[Collection entries]
-*-*-

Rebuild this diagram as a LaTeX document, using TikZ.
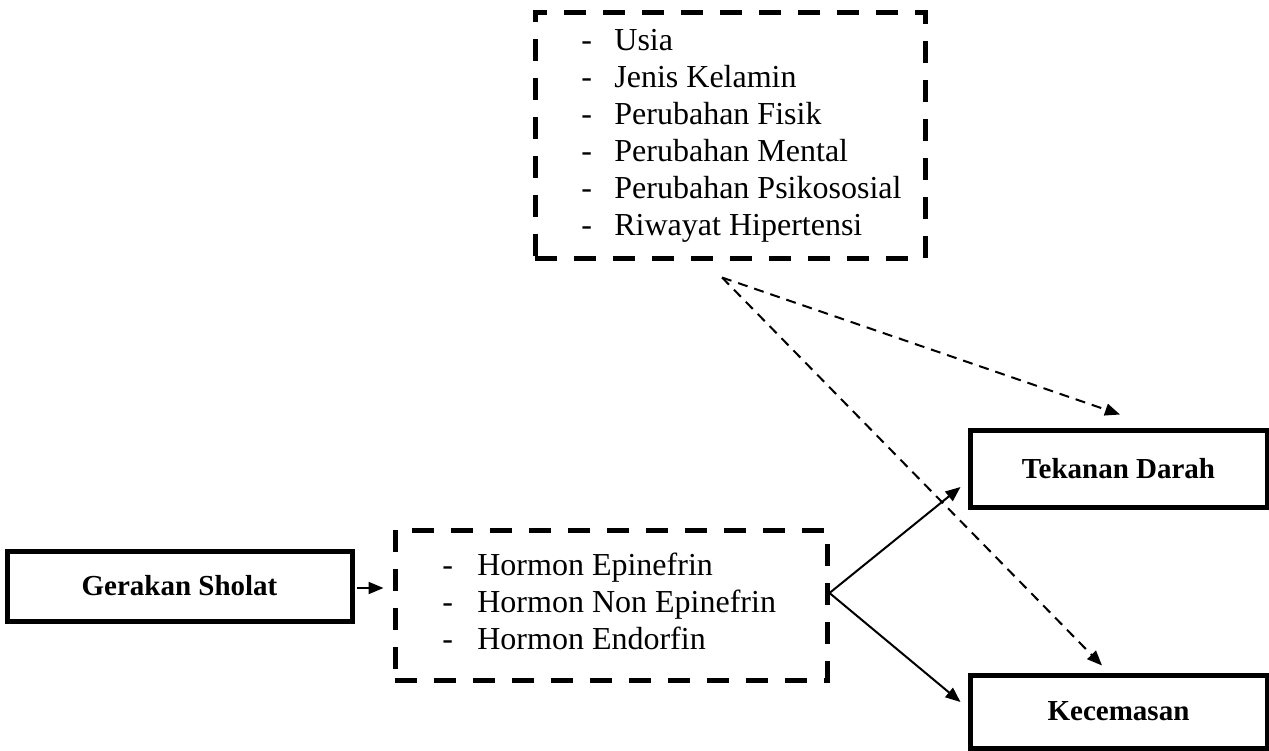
\documentclass[tikz,border=0pt]{standalone}
\usepackage{fontspec}
\setmainfont{Liberation Serif}
\usetikzlibrary{arrows.meta,calc}
\begin{document}
\begin{tikzpicture}[x=0.5pt,y=-0.5pt,
  solidbox/.style={draw,line width=2.5pt,inner sep=0pt,font=\fontsize{14.5}{17}\selectfont\bfseries},
  dashbox/.style={draw,line width=2.5pt,inner sep=0pt,dash pattern=on 11pt off 8.5pt},
  listtext/.style={inner sep=0pt,align=left,anchor=west,font=\fontsize{16}{18.5}\selectfont},
  solidarrow/.style={line width=1pt,-{Triangle[length=7.5pt,width=6pt]}},
  dasharrow/.style={line width=1pt,dash pattern=on 5pt off 3.5pt,-{Triangle[length=7.5pt,width=6pt]}}]
\useasboundingbox (0,0) rectangle (1269,750);
\node[dashbox,minimum width=195pt,minimum height=123pt] (fac) at (730,135) {};
\node[listtext] (factxt) at (581,135.5) {\makebox[16.5pt][l]{-}Usia\\\makebox[16.5pt][l]{-}Jenis Kelamin\\\makebox[16.5pt][l]{-}Perubahan Fisik\\\makebox[16.5pt][l]{-}Perubahan Mental\\\makebox[16.5pt][l]{-}Perubahan Psikososial\\\makebox[16.5pt][l]{-}Riwayat Hipertensi};
\node[dashbox,minimum width=216pt,minimum height=75pt] (hor) at (611,605) {};
\node[listtext] (hortxt) at (442,601) {\makebox[17.5pt][l]{-}Hormon Epinefrin\\\makebox[17.5pt][l]{-}Hormon Non Epinefrin\\\makebox[17.5pt][l]{-}Hormon Endorfin};
\node[solidbox,minimum width=172.5pt,minimum height=35pt] (ger) at (179.5,586) {Gerakan Sholat};
\node[solidbox,minimum width=148.5pt,minimum height=38.5pt] (tek) at (1118.5,468.5) {Tekanan Darah};
\node[solidbox,minimum width=148.5pt,minimum height=36.5pt] (kec) at (1118.5,711.5) {Kecemasan};
\draw[solidarrow] ($(ger.east)+(2,2)$) -- ($(hor.west)+(-9,-17)$);
\coordinate (split) at ($(hor.east)+(0,-12)$);
\draw[solidarrow] (split) -- ($(tek.west)+(-7,18.5)$);
\draw[solidarrow] (split) -- ($(kec.west)+(-7,-9.5)$);
\coordinate (fork) at ($(fac.south)+(-8,17)$);
\draw[dasharrow] (fork) -- ($(tek.north)+(1.5,-13)$);
\draw[dasharrow] (fork) -- ($(kec.north)+(-16.5,-7)$);
\end{tikzpicture}
\end{document}
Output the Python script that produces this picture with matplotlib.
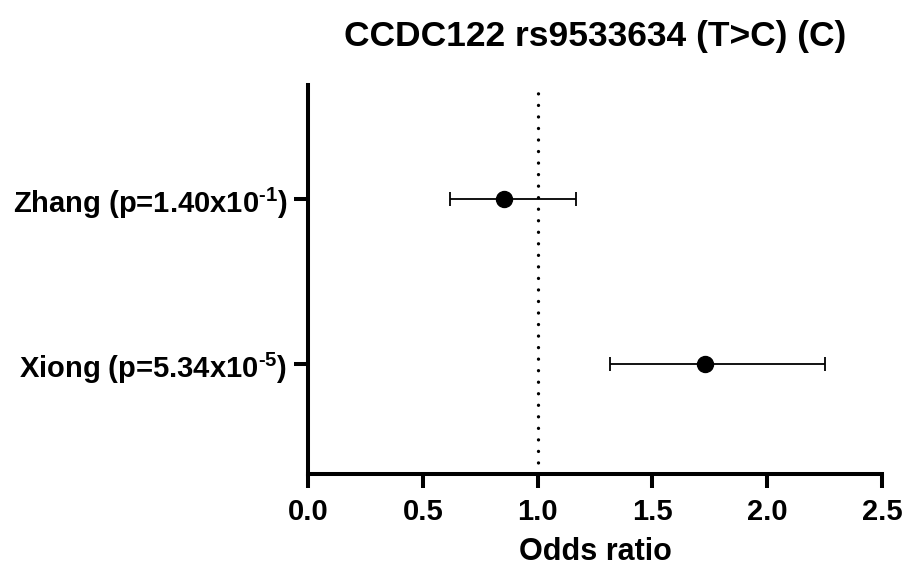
import matplotlib
matplotlib.use("Agg")
import matplotlib.pyplot as plt

plt.rcParams['font.family'] = ['Liberation Sans', 'DejaVu Sans']
plt.rcParams['font.weight'] = 'bold'
plt.rcParams['mathtext.fontset'] = 'custom'
plt.rcParams['mathtext.rm'] = 'Liberation Sans'
plt.rcParams['mathtext.it'] = 'Liberation Sans'
plt.rcParams['mathtext.bf'] = 'Liberation Sans:bold'
plt.rcParams['mathtext.default'] = 'rm'

# data
studies = [r'Zhang (p=1.40x10$^{\text{-1}}$)', r'Xiong (p=5.34x10$^{\text{-5}}$)']
odds_ratio = [0.852, 1.727]
ci_low = [0.619, 1.317]
ci_high = [1.166, 2.254]
xticks = [0.0, 0.5, 1.0, 1.5, 2.0, 2.5]

fig = plt.figure(figsize=(9.1, 5.72), dpi=100)
ax = fig.add_axes([0.3385, 0.1713, 0.6307, 0.680])

ypos = list(range(1, len(studies) + 1))
err = [[o - l for o, l in zip(odds_ratio, ci_low)],
       [h - o for o, h in zip(odds_ratio, ci_high)]]

ax.axvline(1.0, color='black', lw=2.4, linestyle=(0, (0.01, 3.45)),
           dash_capstyle='round', zorder=1)
ax.errorbar(odds_ratio, ypos, xerr=err, fmt='o', color='black',
            markersize=11.5, elinewidth=1.3, capsize=5, capthick=1.3, zorder=3)

ax.set_xlim(0, 2.5)
ax.set_ylim(2.667, 0.309)
ax.set_xticks(xticks)
ax.set_xticklabels([f'{t:.1f}' for t in xticks])
ax.set_yticks(ypos)
ax.set_yticklabels(studies)

for s in ['top', 'right']:
    ax.spines[s].set_visible(False)
for s in ['left', 'bottom']:
    ax.spines[s].set_linewidth(2.9)

ax.tick_params(axis='x', width=2.9, length=10, labelsize=21, pad=7)
ax.tick_params(axis='y', width=2.9, length=10, labelsize=21, pad=5)

ax.set_xlabel('Odds ratio', fontsize=22, fontweight='bold', labelpad=8)
ax.set_title('CCDC122 rs9533634 (T>C) (C)', fontsize=25.5, fontweight='bold', pad=28)

fig.savefig('out.png', dpi=100)
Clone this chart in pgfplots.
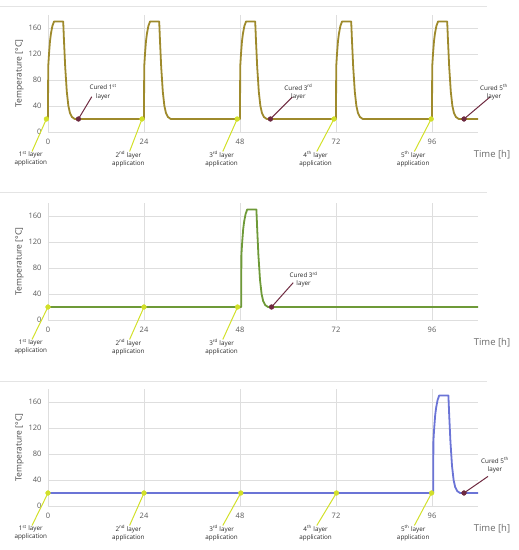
\documentclass[border=0pt]{standalone}
\usepackage{fontspec}
\setmainfont{Open Sans}
\usepackage{pgfplots}
\pgfplotsset{compat=1.18}

\definecolor{gridc}{HTML}{DEDEDE}
\definecolor{tickc}{HTML}{595959}
\definecolor{olivec}{HTML}{9E8A2C}
\definecolor{greenc}{HTML}{6E9A38}
\definecolor{bluec}{HTML}{6B74D6}
\definecolor{applc}{HTML}{D2E02A}
\definecolor{curc}{HTML}{6E2A40}

\pgfplotsset{
  panel/.style={
    scale only axis, width=430pt, height=117pt, anchor=south west,
    xmin=0, xmax=107.5, ymin=0, ymax=180,
    xtick={0,24,48,72,96}, ytick={0,40,80,120,160},
    grid=major, grid style={draw=gridc, line width=0.6pt},
    axis line style={draw=none}, major tick length=0pt,
    clip=false,
    /pgf/number format/assume math mode=true,
    tick label style={font=\fontsize{7.5}{9}\selectfont, text=tickc},
    xticklabel style={yshift=-4pt},
    yticklabel style={xshift=-3pt},
    ylabel={Temperature [°C]},
    ylabel style={font=\fontsize{8.5}{10}\selectfont, text=tickc!80!black, yshift=-2pt},
  },
  curve/.style={line width=1.8pt, line join=round},
}
\tikzset{lbl/.style={align=center, inner sep=0pt, text=black!85,
  font=\fontsize{6.3}{8.3}\selectfont}}

% application label: dot x, line end x, label x, text
\newcommand{\appl}[4]{%
  \draw[applc, line width=1pt] (axis cs:#1,20) -- ([yshift=-19.5pt]axis cs:#2,0);
  \node[lbl, anchor=north] at ([yshift=-19pt]axis cs:#3,0) {#4};}
% cured label: dot x, line dx, line dy, label dx, label dy, text
\newcommand{\cured}[6]{%
  \draw[curc, line width=1pt] (axis cs:#1,20) -- ([shift={(#2pt,#3pt)}]axis cs:#1,20);
  \node[lbl] at ([shift={(#4pt,#5pt)}]axis cs:#1,20) {#6};}
\newcommand{\timelabel}{%
  \node[text=tickc!90, font=\fontsize{9.5}{11}\selectfont] at ([shift={(14pt,-23pt)}]rel axis cs:1,0) {Time [h]};}

\begin{document}
\begin{tikzpicture}
\path[use as bounding box] (0,0) rectangle (519pt,550pt);
\foreach \yy in {544,358,169} \draw[gridc!80, line width=0.6pt] (0pt,\yy pt) -- (487pt,\yy pt);

% ---------- panel 1: all five layers ----------
\begin{axis}[panel, at={(48pt,418pt)}]
\addplot[curve, olivec] coordinates {
  (0,20) (0.05,100) (0.25,120) (0.5,140) (0.75,152) (1.1,163) (1.5,170) (3.8,170)
  (4.0,140) (4.3,100) (4.7,62) (5.1,40) (5.5,29) (6.0,23) (6.7,20)
  (24,20) (24.05,100) (24.25,120) (24.5,140) (24.75,152) (25.1,163) (25.5,170) (27.8,170)
  (28.0,140) (28.3,100) (28.7,62) (29.1,40) (29.5,29) (30.0,23) (30.7,20)
  (48,20) (48.05,100) (48.25,120) (48.5,140) (48.75,152) (49.1,163) (49.5,170) (51.8,170)
  (52.0,140) (52.3,100) (52.7,62) (53.1,40) (53.5,29) (54.0,23) (54.7,20)
  (72,20) (72.05,100) (72.25,120) (72.5,140) (72.75,152) (73.1,163) (73.5,170) (75.8,170)
  (76.0,140) (76.3,100) (76.7,62) (77.1,40) (77.5,29) (78.0,23) (78.7,20)
  (96,20) (96.05,100) (96.25,120) (96.5,140) (96.75,152) (97.1,163) (97.5,170) (99.8,170)
  (100.0,140) (100.3,100) (100.7,62) (101.1,40) (101.5,29) (102.0,23) (102.7,20)
  (107.5,20)
};
\appl{-0.4}{-4.0}{-4.3}{1\textsuperscript{st} layer\\application}
\appl{23.5}{20.4}{20.1}{2\textsuperscript{nd} layer\\application}
\appl{47.3}{43.7}{43.4}{3\textsuperscript{rd} layer\\application}
\appl{71.5}{67.2}{66.9}{4\textsuperscript{th} layer\\application}
\appl{95.8}{91.6}{91.3}{5\textsuperscript{th} layer\\application}
\cured{7.6}{13.4}{22.3}{24.7}{27}{Cured 1\textsuperscript{st}\\layer}
\cured{55.6}{22}{22}{28}{27}{Cured 3\textsuperscript{rd}\\layer}
\cured{104}{26}{22}{30}{27}{Cured 5\textsuperscript{th}\\layer}
\addplot[only marks, mark=*, mark size=2.4pt, applc] coordinates {(-0.4,20) (23.5,20) (47.3,20) (71.5,20) (95.8,20)};
\addplot[only marks, mark=*, mark size=2.4pt, curc] coordinates {(7.6,20) (55.6,20) (104,20)};
\timelabel
\end{axis}

% ---------- panel 2: third layer only ----------
\begin{axis}[panel, at={(48pt,230pt)}]
\addplot[curve, greenc] coordinates {
  (0,20) (48.3,20) (48.35,100) (48.55,120) (48.8,140) (49.05,152) (49.4,163) (49.8,170) (52.1,170)
  (52.3,140) (52.6,100) (53.0,62) (53.4,40) (53.8,29) (54.3,23) (55.0,20)
  (107.5,20)
};
\appl{0}{-4.0}{-4.3}{1\textsuperscript{st} layer\\application}
\appl{24}{20.4}{20.1}{2\textsuperscript{nd} layer\\application}
\appl{47.4}{43.7}{43.4}{3\textsuperscript{rd} layer\\application}
\cured{55.9}{21.6}{24.3}{32}{27.5}{Cured 3\textsuperscript{rd}\\layer}
\addplot[only marks, mark=*, mark size=2.4pt, applc] coordinates {(0,20) (24,20) (47.4,20)};
\addplot[only marks, mark=*, mark size=2.4pt, curc] coordinates {(55.9,20)};
\timelabel
\end{axis}

% ---------- panel 3: fifth layer only ----------
\begin{axis}[panel, at={(48pt,44pt)}]
\addplot[curve, bluec] coordinates {
  (0,20) (96.3,20) (96.35,100) (96.55,120) (96.8,140) (97.05,152) (97.4,163) (97.8,170) (100.1,170)
  (100.3,140) (100.6,100) (101.0,62) (101.4,40) (101.8,29) (102.3,23) (103.0,20)
  (107.5,20)
};
\appl{0}{-4.0}{-4.3}{1\textsuperscript{st} layer\\application}
\appl{24}{20.4}{20.1}{2\textsuperscript{nd} layer\\application}
\appl{48.2}{43.7}{43.4}{3\textsuperscript{rd} layer\\application}
\appl{72.1}{67.2}{66.9}{4\textsuperscript{th} layer\\application}
\appl{95.9}{91.6}{91.3}{5\textsuperscript{th} layer\\application}
\cured{104}{24}{16.6}{31}{28}{Cured 5\textsuperscript{th}\\layer}
\addplot[only marks, mark=*, mark size=2.4pt, applc] coordinates {(0,20) (24,20) (48.2,20) (72.1,20) (95.9,20)};
\addplot[only marks, mark=*, mark size=2.4pt, curc] coordinates {(104,20)};
\timelabel
\end{axis}
\end{tikzpicture}
\end{document}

-*-*-

▶ [SET EXERCISE]
Beginning with the line above that contains "Output the Python" and finishing with the line that contains "import matplotlib.pyplot as plt", print those lines exactly and only. Skip all pictures.

▶ [COMPLETE OUTPUT]
Output the Python script that produces this picture with matplotlib.
import matplotlib
matplotlib.use("Agg")
import matplotlib.pyplot as plt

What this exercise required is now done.